Container Service for Kubernetes (UK8S)

Cluster Autoscaler (CA)

Introduction

Cluster Autoscaler (CA) is used to automatically adjust the number of Node nodes in the cluster to meet business requirements.

When creating a Pod, we can specify the requested resources (Request) such as CPU, memory, and GPU for each container. The Kubernetes scheduling component (scheduler) uses the Request to determine which Node to schedule the Pod to. If no node in the cluster has sufficient free capacity, the Pod cannot be created successfully and will remain in a Pending state until new Node nodes join the cluster or existing Pods are deleted to release free capacity.

The CA component searches for unschedulable Pods, iterates through the scaling groups, and determines whether new nodes expanded through the scaling group template meet the requirements. If it is determined that the new nodes can enable the Pod to be scheduled successfully, CA will expand the cluster.

The CA component will also scale down the cluster. The trigger condition for scaling down is that the Request request rate of a Node node is lower than the scaling-down threshold. However, scaling down is not performed immediately but after a waiting period (currently defaulting to 10 minutes), which can be modified by the —scale-down-unneeded-time parameter.

Different from HPA, CA is not built-in but runs in the Kubernetes cluster in the form of a Deployment. UK8S already supports CA, which can be configured in the UK8S management interface.

Working Principle

The scale-up trigger condition for CA is there exist Pods that cannot be successfully created due to insufficient cluster resources. These resources include CPU, memory, and GPU. Taking GPU as an example, when a Pod applies for the GPU resource nvidia.com/gpu (refer to GPU node usage document), but is in a pending state due to no GPU nodes in the cluster, CA will automatically scale up nodes in the scaling group configured with the GPU model template.

The triggering condition for CA scale-down is the node’s resource request rate (Request) is below the scale-down threshold (such as 50%) for a certain period of time (default 10 minutes), and all Pods on the node can be scheduled to other nodes.

It’s worth noting the condition that all Pods on the node can be scheduled to other nodes. Many students who configured CA will question why the node resource request volume is below the threshold but the scale-down is not triggered. The reason is actually simple. If there is an independent Pod running on this node (not managed by any controller), since the Pod cannot be rescheduled, to ensure the normal operation of the business, the node’s scale-down will not proceed.
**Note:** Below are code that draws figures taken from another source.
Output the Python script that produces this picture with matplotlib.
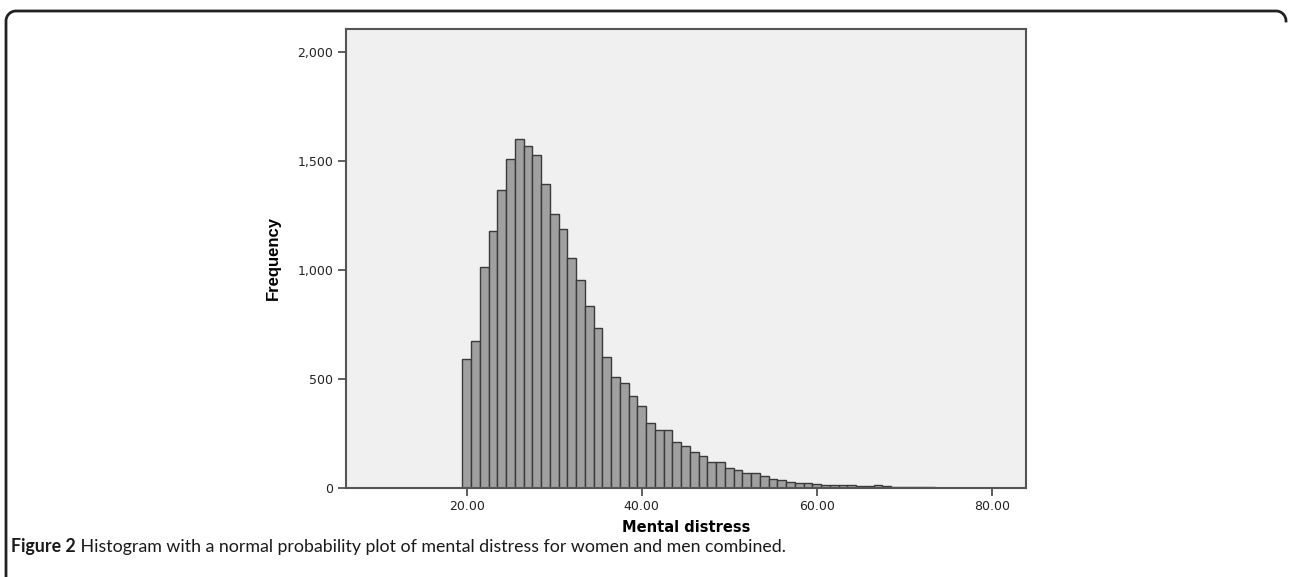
import matplotlib
matplotlib.use("Agg")
import matplotlib.pyplot as plt
from matplotlib.lines import Line2D
from matplotlib.ticker import FuncFormatter
import numpy as np

# histogram of mental distress scores, one bar per integer score
scores = list(range(20, 75))
counts = [592, 674, 1014, 1177, 1366, 1511, 1599, 1569, 1527, 1396,
          1258, 1187, 1057, 953, 835, 734, 602, 508, 483, 424,
          378, 297, 266, 265, 212, 194, 164, 145, 118, 118,
          93, 83, 70, 67, 56, 41, 35, 29, 24, 24,
          20, 14, 12, 13, 13, 10, 7, 13, 7, 6,
          4, 4, 5, 3, 2]

y_ticks = [0, 500, 1000, 1500, 2000]
x_ticks = [20, 40, 60, 80]
caption_bold = "Figure 2"
caption_rest = " Histogram with a normal probability plot of mental distress for women and men combined."

W, H = 1289, 577
fig = plt.figure(figsize=(W / 100, H / 100), dpi=100)
fig.patch.set_facecolor("white")

# outer frame: top edge, left edge and two rounded corners (pixel coords)
r = 10
left, right, top = 6, 1286, 11
a = np.linspace(0, np.pi / 2, 20)
px = np.concatenate([np.full(2, left),
                     left + r - r * np.cos(a),
                     right - r + r * np.sin(a)])
py = np.concatenate([[H + 5, top + r],
                     top + r - r * np.sin(a),
                     top + r - r * np.cos(a)])
fig.add_artist(Line2D(px / W, 1 - py / H, transform=fig.transFigure,
                      color="#222222", linewidth=2))

ax = fig.add_axes([346 / W, 1 - 488 / H, (1026 - 346) / W, (488 - 29) / H])
ax.set_facecolor("#f0f0f0")

ax.bar(scores, counts, width=1.0, color="#a0a0a0", edgecolor="#3a3a3a", linewidth=1.0)

ax.set_xlim(6.2, 83.9)
ax.set_ylim(0, 2105)
ax.set_yticks(y_ticks)
ax.set_xticks(x_ticks)
ax.yaxis.set_major_formatter(FuncFormatter(lambda v, p: f"{int(v):,}"))
ax.xaxis.set_major_formatter(FuncFormatter(lambda v, p: f"{v:.2f}"))
ax.tick_params(axis="both", direction="out", length=6, width=1.2, color="#444444",
               labelsize=9, labelcolor="#222222", pad=3)
for s in ax.spines.values():
    s.set_color("#555555")
    s.set_linewidth(1.5)

ax.set_ylabel("Frequency", fontsize=12, fontweight="bold", family="Liberation Sans", labelpad=12)
ax.set_xlabel("Mental distress", fontsize=10.5, fontweight="bold", labelpad=5)

# caption, bold label then normal text
t1 = fig.text(11 / W, 1 - 552 / H, caption_bold, fontsize=12.8, fontweight="bold",
              family="Lato", color="#1a1a1a", va="baseline")
fig.canvas.draw()
bb = t1.get_window_extent()
fig.text(bb.x1 / W, 1 - 552 / H, caption_rest, fontsize=12.8,
         family="Lato", color="#1a1a1a", va="baseline")

fig.savefig("out.png", dpi=100)
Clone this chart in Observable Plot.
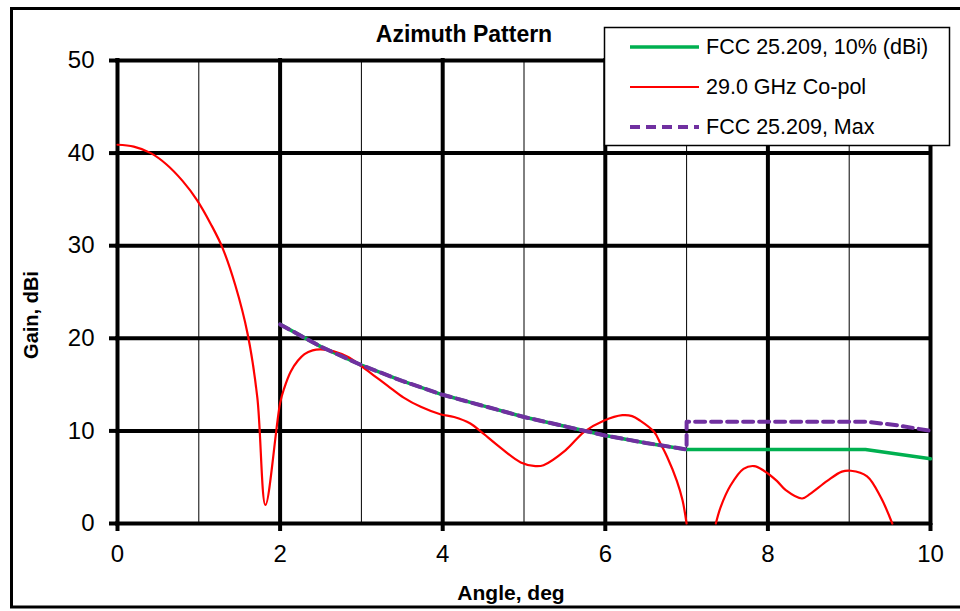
<!DOCTYPE html>
<html><head><meta charset="utf-8">
<script src="https://cdn.jsdelivr.net/npm/d3@7"></script>
<script src="https://cdn.jsdelivr.net/npm/@observablehq/plot@0.6"></script>
<style>
html,body{margin:0;padding:0;background:#fff;}
</style></head><body><div id="chart"></div>
<script>
// ---- data ----
const title = "Azimuth Pattern";
const xTitle = "Angle, deg";
const yTitle = "Gain, dBi";
const seriesNames = ["FCC 25.209, 10% (dBi)", "29.0 GHz Co-pol", "FCC 25.209, Max"];
const seriesColors = ["#00B050", "#FF0000", "#7030A0"];

const xTicks = [0, 2, 4, 6, 8, 10];
const xMinor = [1, 3, 5, 7, 9];
const yTicks = [0, 10, 20, 30, 40, 50];

// 29.0 GHz Co-pol (null = below axis / gap)
const redAngle = [0, 0.2, 0.41, 0.6, 0.8, 0.98, 1.15, 1.29, 1.45, 1.6, 1.72, 1.82, 2.0, 2.05, 2.13, 2.22, 2.3, 2.4, 2.5, 2.66, 2.83, 2.97, 3.15, 3.32, 3.52, 3.73, 3.97, 4.14, 4.34, 4.46, 4.71, 4.96, 5.14, 5.24, 5.51, 5.74, 5.98, 6.21, 6.33, 6.43, 6.6, 6.68, 6.76, 6.88, 6.95, 7.0, 7.2, 7.36, 7.42, 7.54, 7.7, 7.83, 7.95, 8.11, 8.22, 8.42, 8.52, 8.73, 8.91, 9.02, 9.22, 9.39, 9.53];
const redGain  = [40.9, 40.7, 40.0, 38.8, 37.0, 34.9, 32.3, 29.8, 25.7, 20.5, 13.6, 2.0, 13.0, 14.6, 16.4, 17.6, 18.3, 18.7, 18.8, 18.6, 18.0, 17.2, 16.0, 14.9, 13.6, 12.6, 11.8, 11.5, 10.8, 10.0, 8.2, 6.6, 6.2, 6.3, 7.9, 9.9, 11.1, 11.7, 11.6, 11.1, 9.9, 8.6, 7.2, 4.6, 2.5, 0, null, 0, 1.8, 4.1, 5.9, 6.2, 5.7, 4.6, 3.6, 2.7, 3.2, 4.6, 5.6, 5.7, 5.1, 2.8, 0];

// FCC 25.209, 10%
const greenAngle = [2, 2.5, 3, 3.5, 4, 4.5, 5, 5.5, 6, 6.5, 7, 9.2, 10];
const greenGain  = [21.5, 19.1, 17.1, 15.4, 13.9, 12.7, 11.5, 10.5, 9.5, 8.7, 8.0, 8.0, 7.0];

// FCC 25.209, Max
const purpleAngle = [2, 2.5, 3, 3.5, 4, 4.5, 5, 5.5, 6, 6.5, 7, 7, 9.2, 9.6, 10];
const purpleGain  = [21.5, 19.1, 17.1, 15.4, 13.9, 12.7, 11.5, 10.5, 9.5, 8.7, 8.0, 11.0, 11.0, 10.6, 10.0];

// ---- build ----
const toRows = (a, g) => a.map((x, i) => ({angle: x, gain: g[i]}));
const red = toRows(redAngle, redGain);
const green = toRows(greenAngle, greenGain);
const purple = toRows(purpleAngle, purpleGain);

const font = "'Liberation Sans', Arial, Helvetica, sans-serif";

const plot = Plot.plot({
  width: 960, height: 611,
  marginLeft: 117, marginRight: 30, marginTop: 60, marginBottom: 88,
  style: {fontFamily: font, background: "white", color: "#000"},
  x: {domain: [0, 10]},
  y: {domain: [0, 50]},
  marks: [
    Plot.ruleX(xMinor, {x: d => d, stroke: "#000", strokeWidth: 1}),
    Plot.ruleX(xTicks, {x: d => d, stroke: "#000", strokeWidth: 4, strokeLinecap: "square"}),
    Plot.ruleY(yTicks, {y: d => d, stroke: "#000", strokeWidth: 4, strokeLinecap: "square"}),
    Plot.axisX({ticks: xTicks, tickSize: 8, strokeWidth: 4, fontSize: 24, tickPadding: 13, label: null, tickFormat: d => String(d)}),
    Plot.axisY({ticks: yTicks, tickSize: 8, strokeWidth: 4, fontSize: 24, tickPadding: 15, label: null, tickFormat: d => String(d)}),
    Plot.line(green, {x: "angle", y: "gain", stroke: seriesColors[0], strokeWidth: 3.5}),
    Plot.line(red, {x: "angle", y: "gain", stroke: seriesColors[1], strokeWidth: 2.2, curve: "catmull-rom"}),
    Plot.line(purple, {x: "angle", y: "gain", stroke: seriesColors[2], strokeWidth: 4, strokeDasharray: "10,6"})
  ]
});

const svg = d3.select(plot);

// outer chart frame
svg.append("rect").attr("x", 11.5).attr("y", 8.5).attr("width", 1000).attr("height", 598.5)
  .attr("fill", "none").attr("stroke", "#000").attr("stroke-width", 3);

// title
svg.append("text").attr("x", 464).attr("y", 42).attr("text-anchor", "middle")
  .attr("font-family", font).attr("font-weight", "bold").attr("font-size", 23).text(title);

// axis titles
svg.append("text").attr("x", 511).attr("y", 600).attr("text-anchor", "middle")
  .attr("font-family", font).attr("font-weight", "bold").attr("font-size", 21).text(xTitle);
svg.append("text").attr("transform", "translate(38,315) rotate(-90)").attr("text-anchor", "middle")
  .attr("font-family", font).attr("font-weight", "bold").attr("font-size", 20).text(yTitle);

// legend
const lg = svg.append("g");
lg.append("rect").attr("x", 604.5).attr("y", 27.5).attr("width", 345).attr("height", 118)
  .attr("fill", "#fff").attr("stroke", "#000").attr("stroke-width", 1.5);
const rowsY = [47, 87, 127];
const widths = [3.5, 2.2, 4];
const dashes = [null, null, "10,6"];
seriesNames.forEach((name, i) => {
  const l = lg.append("line").attr("x1", 630).attr("x2", 699).attr("y1", rowsY[i]).attr("y2", rowsY[i])
    .attr("stroke", seriesColors[i]).attr("stroke-width", widths[i]);
  if (dashes[i]) l.attr("stroke-dasharray", dashes[i]);
  lg.append("text").attr("x", 706).attr("y", rowsY[i] + 7).attr("text-anchor", "start")
    .attr("font-family", font).attr("font-size", 21.5).text(name);
});

document.getElementById("chart").appendChild(plot);
</script>
</body></html>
Using Cluster Scaling in UK8S

1. Create Scaling Configuration

2. Fill in Configuration Parameters

Usually, default values are sufficient

3. Create Scaling Groups

The scaling group configures the Node node settings when triggering cluster expansion, where the scaling range refers to the maximum and minimum number of expandable machines for nodes. The maximum value is mainly used to prevent unlimited expansion caused by DDoS attacks, etc.

4. Turn on Cluster Scaling

After creating the scaling group, you need to enable it. After clicking the “Enable” operation, a Cluster-Autoscaler Deployment will appear in your UK8S cluster. If you manually delete this Deployment, cluster scaling will not work properly. You need to first disable and then re-enable it on the cluster scaling page to trigger re-creation.

CA Parameter Description

CA itself has many command parameters that can adjust some scaling behaviors, which can be configured by modifying the args parameter of the CA deployment.

Below are some CA parameters and descriptions:

Parameter	Type	Default Value	Explanation
scale-down-delay-after-add	Duration	10min	Delay for scale-down after expansion.
scale-down-delay-after-delete	Duration	Same as scanning interval	Delay for scale-down after node deletion.
scale-down-unneeded-time	Duration	10min	Time to scale-down after node is marked as unneeded.
node-deletion-delay-timeout	Duration	2min	CA’s timeout for waiting for node deletion to complete.
scan-interval	Duration	10s	Time interval for each scale-in scan.
max-nodes-total	int	0	Maximum scaling node quantity.
cores-total	String	[0:32E+04]	CPU core scaling range of the cluster.
memory-total	String	[0:64E+05]	Memory scaling range of the cluster.